:: Exercise directions ::
Omit every picture, and retype the lines that run from the beginning of the data below through the line containing "86.4, 83.2, 85.2];", inclusive.

:: Supplied data ::
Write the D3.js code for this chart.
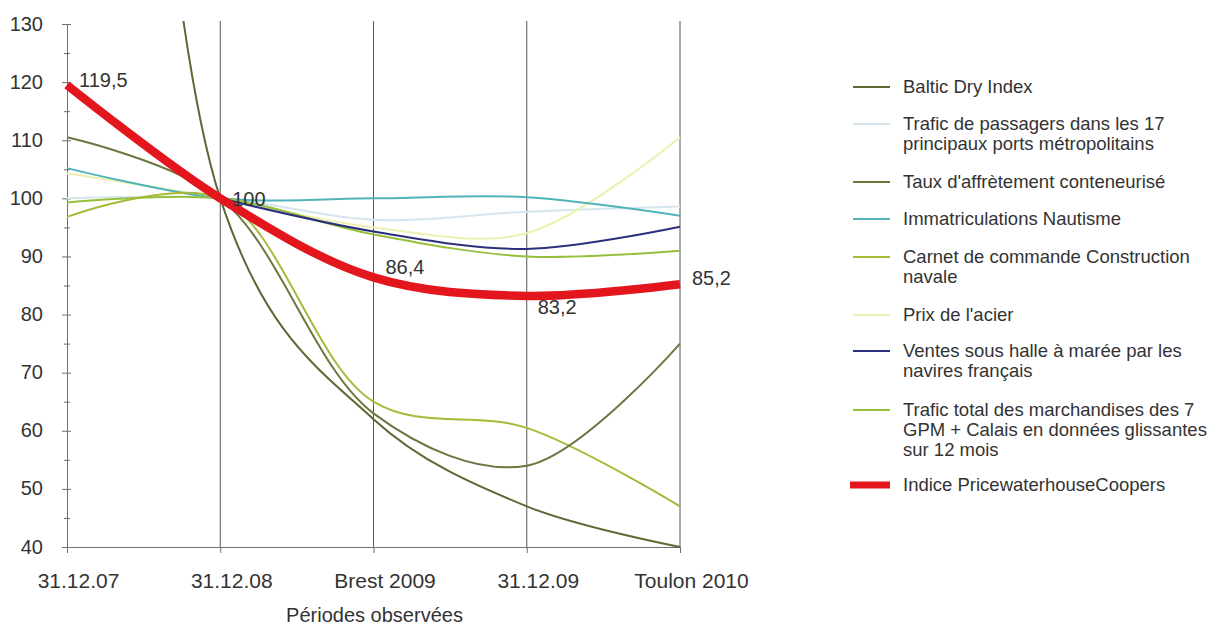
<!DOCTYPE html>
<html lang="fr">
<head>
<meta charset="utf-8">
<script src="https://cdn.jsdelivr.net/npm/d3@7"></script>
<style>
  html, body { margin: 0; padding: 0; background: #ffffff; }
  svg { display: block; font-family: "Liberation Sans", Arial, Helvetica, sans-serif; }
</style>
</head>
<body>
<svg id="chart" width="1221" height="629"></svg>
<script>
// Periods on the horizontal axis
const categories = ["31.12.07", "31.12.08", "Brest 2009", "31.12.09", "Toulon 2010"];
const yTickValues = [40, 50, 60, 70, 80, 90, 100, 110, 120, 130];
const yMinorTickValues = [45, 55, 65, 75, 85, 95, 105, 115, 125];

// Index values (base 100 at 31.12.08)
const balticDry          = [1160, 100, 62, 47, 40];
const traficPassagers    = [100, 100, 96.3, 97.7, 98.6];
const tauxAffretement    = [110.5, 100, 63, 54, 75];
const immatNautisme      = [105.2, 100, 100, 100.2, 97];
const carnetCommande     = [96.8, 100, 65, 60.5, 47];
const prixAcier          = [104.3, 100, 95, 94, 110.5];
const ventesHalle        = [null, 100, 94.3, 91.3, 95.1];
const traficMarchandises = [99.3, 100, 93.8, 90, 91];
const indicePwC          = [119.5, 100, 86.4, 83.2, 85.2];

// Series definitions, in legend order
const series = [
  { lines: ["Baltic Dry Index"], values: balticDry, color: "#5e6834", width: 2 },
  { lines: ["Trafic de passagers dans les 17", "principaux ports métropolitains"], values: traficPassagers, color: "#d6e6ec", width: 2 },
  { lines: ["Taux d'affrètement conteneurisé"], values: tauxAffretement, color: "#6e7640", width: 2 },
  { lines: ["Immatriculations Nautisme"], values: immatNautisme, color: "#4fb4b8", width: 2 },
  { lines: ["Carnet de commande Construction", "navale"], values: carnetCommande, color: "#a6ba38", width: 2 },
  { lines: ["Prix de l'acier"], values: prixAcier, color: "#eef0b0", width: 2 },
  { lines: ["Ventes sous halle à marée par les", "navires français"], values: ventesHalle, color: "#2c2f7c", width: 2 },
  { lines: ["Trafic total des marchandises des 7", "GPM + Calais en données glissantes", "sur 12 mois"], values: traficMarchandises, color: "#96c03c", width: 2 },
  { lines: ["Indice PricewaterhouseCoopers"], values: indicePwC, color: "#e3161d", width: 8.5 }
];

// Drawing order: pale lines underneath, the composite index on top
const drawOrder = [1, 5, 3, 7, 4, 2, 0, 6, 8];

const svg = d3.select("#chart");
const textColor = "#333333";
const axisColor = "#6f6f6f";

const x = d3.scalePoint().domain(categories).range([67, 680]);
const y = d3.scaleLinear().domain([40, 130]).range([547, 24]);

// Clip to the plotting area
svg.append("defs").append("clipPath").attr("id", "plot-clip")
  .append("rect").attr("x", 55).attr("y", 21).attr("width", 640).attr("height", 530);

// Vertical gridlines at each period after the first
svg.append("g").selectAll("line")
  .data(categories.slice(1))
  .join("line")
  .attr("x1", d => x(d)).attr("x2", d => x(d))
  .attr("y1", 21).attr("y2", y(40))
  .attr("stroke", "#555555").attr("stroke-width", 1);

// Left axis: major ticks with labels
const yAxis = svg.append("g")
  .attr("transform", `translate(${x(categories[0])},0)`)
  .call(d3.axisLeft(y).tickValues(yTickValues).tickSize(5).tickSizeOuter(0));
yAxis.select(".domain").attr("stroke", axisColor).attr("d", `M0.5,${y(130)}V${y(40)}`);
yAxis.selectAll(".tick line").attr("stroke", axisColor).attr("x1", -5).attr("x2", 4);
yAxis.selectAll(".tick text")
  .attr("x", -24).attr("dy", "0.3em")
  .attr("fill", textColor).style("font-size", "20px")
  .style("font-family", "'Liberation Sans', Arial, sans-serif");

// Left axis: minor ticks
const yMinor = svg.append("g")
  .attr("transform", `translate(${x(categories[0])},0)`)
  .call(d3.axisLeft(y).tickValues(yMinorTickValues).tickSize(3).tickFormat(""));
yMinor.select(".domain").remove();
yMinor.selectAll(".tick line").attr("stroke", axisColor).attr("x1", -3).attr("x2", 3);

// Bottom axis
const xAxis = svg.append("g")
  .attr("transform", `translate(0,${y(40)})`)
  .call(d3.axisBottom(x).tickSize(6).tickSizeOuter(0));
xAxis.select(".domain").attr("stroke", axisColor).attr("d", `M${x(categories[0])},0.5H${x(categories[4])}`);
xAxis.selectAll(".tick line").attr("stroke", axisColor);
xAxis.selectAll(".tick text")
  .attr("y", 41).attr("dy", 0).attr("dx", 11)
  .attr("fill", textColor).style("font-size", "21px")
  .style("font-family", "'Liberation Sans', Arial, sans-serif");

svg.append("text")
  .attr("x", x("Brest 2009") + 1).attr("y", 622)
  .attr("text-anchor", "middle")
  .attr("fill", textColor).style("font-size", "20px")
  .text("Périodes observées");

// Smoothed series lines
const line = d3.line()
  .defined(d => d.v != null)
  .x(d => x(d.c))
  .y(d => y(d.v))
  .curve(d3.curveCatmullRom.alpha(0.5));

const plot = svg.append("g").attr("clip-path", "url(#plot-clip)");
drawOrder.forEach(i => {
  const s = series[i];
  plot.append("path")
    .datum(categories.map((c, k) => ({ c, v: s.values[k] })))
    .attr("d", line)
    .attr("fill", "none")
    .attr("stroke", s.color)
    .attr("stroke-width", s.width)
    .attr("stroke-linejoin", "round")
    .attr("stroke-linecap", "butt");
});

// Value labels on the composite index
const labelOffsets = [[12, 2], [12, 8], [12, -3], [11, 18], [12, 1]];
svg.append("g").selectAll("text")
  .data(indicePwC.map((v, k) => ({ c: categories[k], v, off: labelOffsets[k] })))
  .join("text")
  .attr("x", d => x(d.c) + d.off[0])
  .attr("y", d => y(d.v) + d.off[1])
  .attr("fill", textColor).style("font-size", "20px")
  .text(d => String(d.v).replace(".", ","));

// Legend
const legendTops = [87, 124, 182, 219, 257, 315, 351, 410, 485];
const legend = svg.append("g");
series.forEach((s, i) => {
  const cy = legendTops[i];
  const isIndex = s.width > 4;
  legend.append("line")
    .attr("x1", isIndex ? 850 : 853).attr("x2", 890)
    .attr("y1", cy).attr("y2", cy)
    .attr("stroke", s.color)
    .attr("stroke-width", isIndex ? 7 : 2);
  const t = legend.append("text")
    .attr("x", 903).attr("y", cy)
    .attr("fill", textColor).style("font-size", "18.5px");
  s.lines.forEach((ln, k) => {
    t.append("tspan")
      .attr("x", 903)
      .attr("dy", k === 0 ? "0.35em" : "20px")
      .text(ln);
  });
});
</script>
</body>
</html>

:: Answer in full ::
Write the D3.js code for this chart.
<!DOCTYPE html>
<html lang="fr">
<head>
<meta charset="utf-8">
<script src="https://cdn.jsdelivr.net/npm/d3@7"></script>
<style>
  html, body { margin: 0; padding: 0; background: #ffffff; }
  svg { display: block; font-family: "Liberation Sans", Arial, Helvetica, sans-serif; }
</style>
</head>
<body>
<svg id="chart" width="1221" height="629"></svg>
<script>
// Periods on the horizontal axis
const categories = ["31.12.07", "31.12.08", "Brest 2009", "31.12.09", "Toulon 2010"];
const yTickValues = [40, 50, 60, 70, 80, 90, 100, 110, 120, 130];
const yMinorTickValues = [45, 55, 65, 75, 85, 95, 105, 115, 125];

// Index values (base 100 at 31.12.08)
const balticDry          = [1160, 100, 62, 47, 40];
const traficPassagers    = [100, 100, 96.3, 97.7, 98.6];
const tauxAffretement    = [110.5, 100, 63, 54, 75];
const immatNautisme      = [105.2, 100, 100, 100.2, 97];
const carnetCommande     = [96.8, 100, 65, 60.5, 47];
const prixAcier          = [104.3, 100, 95, 94, 110.5];
const ventesHalle        = [null, 100, 94.3, 91.3, 95.1];
const traficMarchandises = [99.3, 100, 93.8, 90, 91];
const indicePwC          = [119.5, 100, 86.4, 83.2, 85.2];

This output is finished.